"No party holds the privilege of dictating to me how I shall vote. If loyalty to party is a form of patriotism, I am no patriot. If there is any valuable difference between a monarchist and an American, it lies in the theory that the American can decide for himself what is patriotic and what isn't. I claim that difference. I am the only person in the sixty millions that is privileged to dictate my patriotism."
--The Autobiography of Mark Twain
"Our marvelous latter-day statesmanship has invented universal suffrage. That is the finest feather in our cap. All that we require of a voter is that he... bear a more or less humorous resemblance to the reported image of God. He need not know anything whatever; he may be wholly useless and a cumberer of the earth; he may even be known to be a consummate scoundrel. No matter. While he can steer clear of the penitentiary his vote is as weighty as the vote of a president, a bishop, a college professor, a merchant prince."

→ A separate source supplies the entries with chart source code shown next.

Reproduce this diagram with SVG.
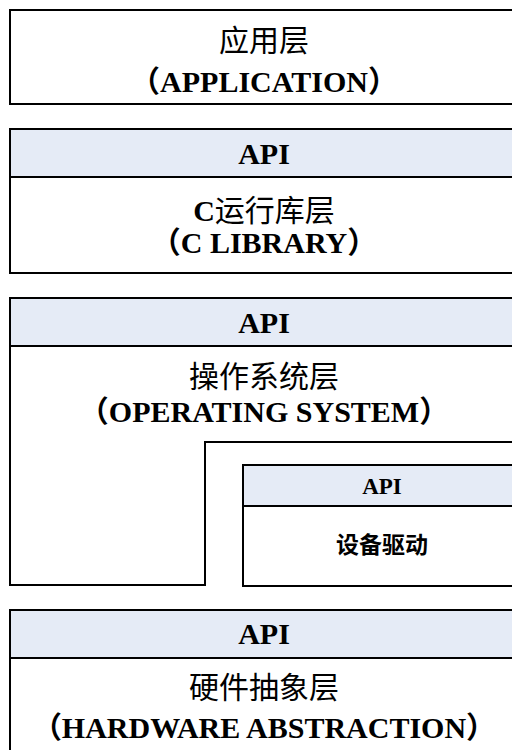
<svg xmlns="http://www.w3.org/2000/svg" width="512" height="750" viewBox="0 0 512 750">
<style>
.box{fill:#fff;stroke:#000;stroke-width:2}
.band{fill:#E5EBF6;stroke:#000;stroke-width:2}
.en{font-family:"Liberation Serif","Noto Sans CJK SC",serif;font-weight:bold;font-size:30px;text-anchor:middle;fill:#000}
.cn{font-family:"Noto Sans CJK SC","Liberation Sans",sans-serif;font-size:30px;text-anchor:middle;fill:#000}
.lat{font-family:"Liberation Serif",serif;font-weight:bold}
.sm{font-size:23px}
</style>
<rect width="512" height="750" fill="#fff"/>
<g id="app">
<rect class="box" x="10" y="10" width="510" height="94"/>
<text class="cn" x="264" y="51">应用层</text>
<text class="en" x="264" y="92">（APPLICATION）</text>
</g>
<g id="clib">
<rect class="box" x="10" y="129" width="510" height="144"/>
<rect class="band" x="10" y="129" width="510" height="48"/>
<text class="en" x="264" y="164">API</text>
<text class="cn" x="264" y="221"><tspan class="lat">C</tspan>运行库层</text>
<text class="en" x="264" y="253">（C LIBRARY）</text>
</g>
<g id="os">
<path class="box" d="M10,298 H520 V442 H205 V585 H10 Z"/>
<rect class="band" x="10" y="298" width="510" height="48"/>
<text class="en" x="264" y="333">API</text>
<text class="cn" x="264" y="387">操作系统层</text>
<text class="en" x="264" y="422">（OPERATING SYSTEM）</text>
</g>
<g id="driver">
<rect class="box" x="243" y="465" width="277" height="121"/>
<rect class="band" x="243" y="465" width="277" height="41"/>
<text class="en sm" x="382" y="494">API</text>
<text class="cn sm" x="382" y="553" font-weight="bold">设备驱动</text>
</g>
<g id="hal">
<rect class="box" x="10" y="610" width="510" height="150"/>
<rect class="band" x="10" y="610" width="510" height="48"/>
<text class="en" x="264" y="644">API</text>
<text class="cn" x="264" y="698">硬件抽象层</text>
<text class="en" x="264" y="738">（HARDWARE ABSTRACTION）</text>
</g>
</svg>
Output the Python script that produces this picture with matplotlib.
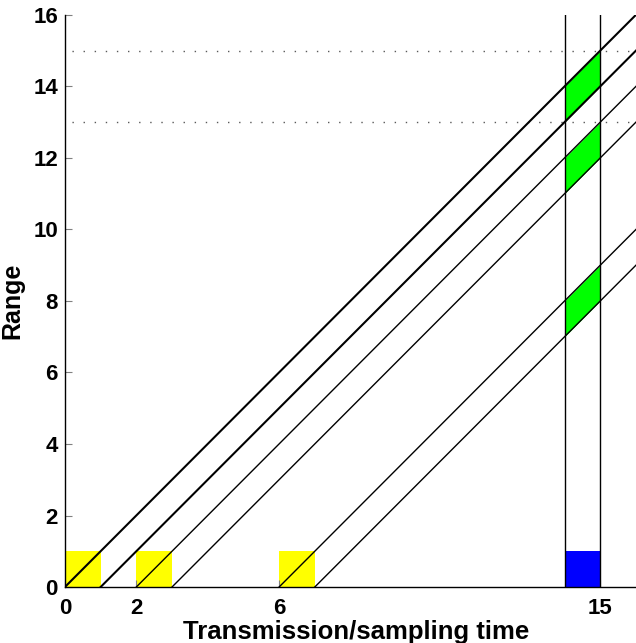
import numpy as np
import matplotlib as mpl
import matplotlib.pyplot as plt

mpl.rc('font', family='Liberation Sans', weight='bold')
plt.rcParams.update({'font.size': 16})

# pulse start times, pulse length, sampling window, range gate
pulseStarts = [0, 2, 6]
pulseLen = 1
sampleWin = [14, 15]
gateLevels = [13, 15]
xTicks = [0, 2, 6, 15]
yTicks = [0, 2, 4, 6, 8, 10, 12, 14, 16]
xMax = 16
yMax = 16

fig = plt.figure(figsize=(6.36, 6.43), dpi=100)
ax = fig.add_axes([0.102, 0.087, 0.898, 0.890])

# transmitted pulses (yellow) and sampling window (blue)
for t in pulseStarts:
    ax.fill_between([t, t + pulseLen], 0, 1, color=(1, 1, 0), lw=0, zorder=1)
ax.fill_between(sampleWin, 0, 1, color=(0, 0, 1), lw=0, zorder=1)

# green: the range that each pulse covers inside the sampling window
xs = np.array(sampleWin, dtype=float)
for t in pulseStarts:
    ax.fill_between(xs, xs - t - pulseLen, xs - t, color=(0, 1, 0), lw=0, zorder=1)

# leading and trailing edges of every pulse
for i, t in enumerate(pulseStarts):
    for e in [t, t + pulseLen]:
        lw = 1.5 if i == 0 else 1.0
        ax.plot([e, xMax], [0, xMax - e], color='k', lw=lw, zorder=3)

for xv in sampleWin:
    ax.plot([xv, xv], [0, yMax], color='k', lw=1.0, zorder=3)

for yv in gateLevels:
    ax.plot([0, xMax], [yv, yv], color='0.35', lw=1.0, ls=(3, (1, 7)), zorder=2)

ax.set_xlim(0, xMax)
ax.set_ylim(0, yMax)
ax.set_xticks(xTicks)
ax.set_yticks(yTicks)
ax.tick_params(direction='in', length=5, width=0.8, colors='0.5', labelcolor='k')
ax.tick_params(axis='x', pad=8)
ax.tick_params(axis='y', pad=5)
for s in ['top', 'right']:
    ax.spines[s].set_visible(False)
for s in ['left', 'bottom']:
    ax.spines[s].set_linewidth(1.0)
ax.set_xlabel('Transmission/sampling time', fontweight='bold', fontsize=18.5)
ax.set_ylabel('Range', fontweight='bold', fontsize=18)
ax.xaxis.set_label_coords(0.51, -0.058)
ax.yaxis.set_label_coords(-0.071, 0.5)

fig.savefig('out.png', dpi=100)
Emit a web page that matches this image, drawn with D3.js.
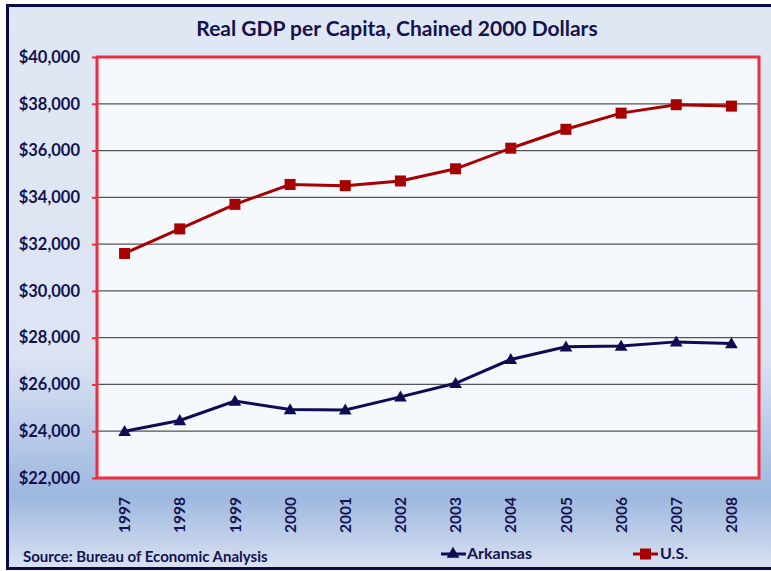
<!DOCTYPE html>
<html>
<head>
<meta charset="utf-8">
<script src="https://cdn.jsdelivr.net/npm/d3@7"></script>
<style>
  html, body { margin: 0; padding: 0; background: #ffffff; }
  svg { display: block; font-family: Lato, "Open Sans", sans-serif; }
</style>
</head>
<body>
<svg id="chart" width="771" height="571"></svg>
<script>
// ===============================
// DATA
// ===============================

const years = ["1997","1998","1999","2000","2001","2002","2003","2004","2005","2006","2007","2008"];

const usValues = [31600, 32650, 33700, 34550, 34500, 34700, 35220, 36100, 36910, 37600, 37960, 37900];

const arkansasValues = [24000, 24460, 25290, 24930, 24910, 25470, 26050, 27070, 27610, 27640, 27820, 27750];

const yTicks = [22000, 24000, 26000, 28000, 30000, 32000, 34000, 36000, 38000, 40000];

const titleText = "Real GDP per Capita, Chained 2000 Dollars";
const sourceText = "Source: Bureau of Economic Analysis";

// ===============================
// SETUP
// ===============================

const svg = d3.select("#chart");

const navy = "#14134f";
const usRed = "#a60000";
const arkNavy = "#0e0c52";
const frameRed = "#ee2d3e";

const plot = { left: 97, right: 759, top: 57, bottom: 478 };

// background gradient
const defs = svg.append("defs");
const grad = defs.append("linearGradient")
    .attr("id", "bg")
    .attr("x1", 0).attr("y1", 0)
    .attr("x2", 0).attr("y2", 1);
grad.append("stop").attr("offset", "0%").attr("stop-color", "#e0e7f4");
grad.append("stop").attr("offset", "62%").attr("stop-color", "#dce4f3");
grad.append("stop").attr("offset", "87%").attr("stop-color", "#9db7df");
grad.append("stop").attr("offset", "100%").attr("stop-color", "#d9e2f2");

// slide headline, cut off at the top edge (as in the original)
svg.append("text")
    .attr("y", -5)
    .attr("font-size", 30)
    .attr("font-weight", "bold")
    .attr("fill", "#3564a8")
    .selectAll("tspan")
    .data([{ c: "g", x: 76 }, { c: "p", x: 402 }, { c: "p", x: 540 }])
    .enter()
    .append("tspan")
    .attr("x", d => d.x)
    .text(d => d.c);

// frame
svg.append("rect")
    .attr("x", 7.5)
    .attr("y", 5.5)
    .attr("width", 800)
    .attr("height", 563)
    .attr("fill", "url(#bg)")
    .attr("stroke", "#0b0a48")
    .attr("stroke-width", 3);

// title
svg.append("text")
    .attr("x", 397)
    .attr("y", 36)
    .attr("text-anchor", "middle")
    .attr("font-size", 21)
    .attr("font-weight", "bold")
    .attr("fill", navy)
    .text(titleText);

// ===============================
// SCALES
// ===============================

const x = d3.scaleBand()
    .domain(years)
    .range([plot.left, plot.right])
    .padding(0);

const y = d3.scaleLinear()
    .domain([22000, 40000])
    .range([plot.bottom, plot.top]);

// plot area
svg.append("rect")
    .attr("x", plot.left)
    .attr("y", plot.top)
    .attr("width", plot.right - plot.left)
    .attr("height", plot.bottom - plot.top)
    .attr("fill", "#f5f8fc");

// gridlines
svg.append("g")
    .selectAll("line")
    .data(yTicks.slice(1, -1))
    .enter()
    .append("line")
    .attr("x1", plot.left)
    .attr("x2", plot.right)
    .attr("y1", d => y(d))
    .attr("y2", d => y(d))
    .attr("stroke", "#555555")
    .attr("stroke-width", 1.3);

// y axis
const yAxis = svg.append("g")
    .attr("transform", `translate(${plot.left},0)`)
    .call(
        d3.axisLeft(y)
        .tickValues(yTicks)
        .tickSize(5)
        .tickPadding(12)
        .tickFormat(d => "$" + d3.format(",")(d))
    );

yAxis.select(".domain").remove();

yAxis.selectAll(".tick line")
    .attr("stroke", frameRed)
    .attr("stroke-width", 2);

yAxis.selectAll(".tick text")
    .attr("fill", navy)
    .attr("font-size", 16.5)
    .attr("font-weight", "bold")
    .attr("font-family", "Lato, sans-serif");

// plot border
svg.append("rect")
    .attr("x", plot.left)
    .attr("y", plot.top)
    .attr("width", plot.right - plot.left)
    .attr("height", plot.bottom - plot.top)
    .attr("fill", "none")
    .attr("stroke", frameRed)
    .attr("stroke-width", 3);

// x labels
svg.append("g")
    .selectAll("text")
    .data(years)
    .enter()
    .append("text")
    .attr("transform", d => `translate(${x(d) + x.bandwidth() / 2},497) rotate(-90)`)
    .attr("text-anchor", "end")
    .attr("dy", "0.36em")
    .attr("font-size", 15.5)
    .attr("font-weight", "bold")
    .attr("fill", navy)
    .text(d => d);

// ===============================
// SERIES
// ===============================

const cx = (d, i) => x(years[i]) + x.bandwidth() / 2;

const line = d3.line()
    .x(cx)
    .y(d => y(d));

const triangle = d3.symbol().type(d3.symbolTriangle).size(70);

// Arkansas
svg.append("path")
    .datum(arkansasValues)
    .attr("fill", "none")
    .attr("stroke", arkNavy)
    .attr("stroke-width", 3)
    .attr("d", line);

svg.append("g")
    .selectAll("path")
    .data(arkansasValues)
    .enter()
    .append("path")
    .attr("d", triangle)
    .attr("transform", (d, i) => `translate(${cx(d, i)},${y(d) + 1})`)
    .attr("fill", arkNavy);

// U.S.
svg.append("path")
    .datum(usValues)
    .attr("fill", "none")
    .attr("stroke", usRed)
    .attr("stroke-width", 3)
    .attr("d", line);

svg.append("g")
    .selectAll("rect")
    .data(usValues)
    .enter()
    .append("rect")
    .attr("x", (d, i) => cx(d, i) - 5.5)
    .attr("y", d => y(d) - 5.5)
    .attr("width", 11)
    .attr("height", 11)
    .attr("fill", usRed);

// ===============================
// FOOTER: SOURCE + LEGEND
// ===============================

svg.append("text")
    .attr("x", 23)
    .attr("y", 562)
    .attr("font-size", 15)
    .attr("font-weight", "bold")
    .attr("fill", navy)
    .text(sourceText);

const legend = svg.append("g").attr("font-size", 16).attr("font-weight", "bold").attr("fill", navy);

// Arkansas legend
legend.append("line")
    .attr("x1", 441).attr("x2", 466)
    .attr("y1", 554).attr("y2", 554)
    .attr("stroke", arkNavy).attr("stroke-width", 3);
legend.append("path")
    .attr("d", triangle)
    .attr("transform", "translate(453,554)")
    .attr("fill", arkNavy);
legend.append("text")
    .attr("x", 467).attr("y", 559)
    .text("Arkansas");

// U.S. legend
legend.append("line")
    .attr("x1", 633).attr("x2", 658)
    .attr("y1", 554).attr("y2", 554)
    .attr("stroke", usRed).attr("stroke-width", 3);
legend.append("rect")
    .attr("x", 640).attr("y", 548.5)
    .attr("width", 11).attr("height", 11)
    .attr("fill", usRed);
legend.append("text")
    .attr("x", 660).attr("y", 559)
    .text("U.S.");
</script>
</body>
</html>
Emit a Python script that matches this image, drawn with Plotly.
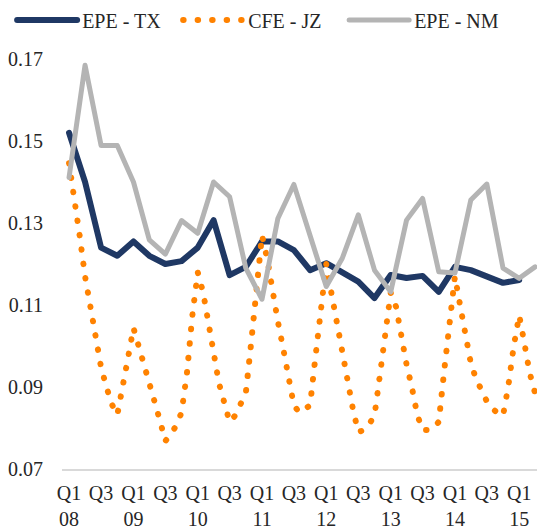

--"Universal Suffrage" speech given to Monday Evening Club, 1875
"In this country we have one great privilege which they don't have in other countries. When a thing gets to be absolutely unbearable the people can rise up and throw it off. That's the finest asset we've got--the ballot box."
--November 6, 1905 interview in the Boston Transcript
"If we would learn what the human race really is at bottom, we need only observe it in election times."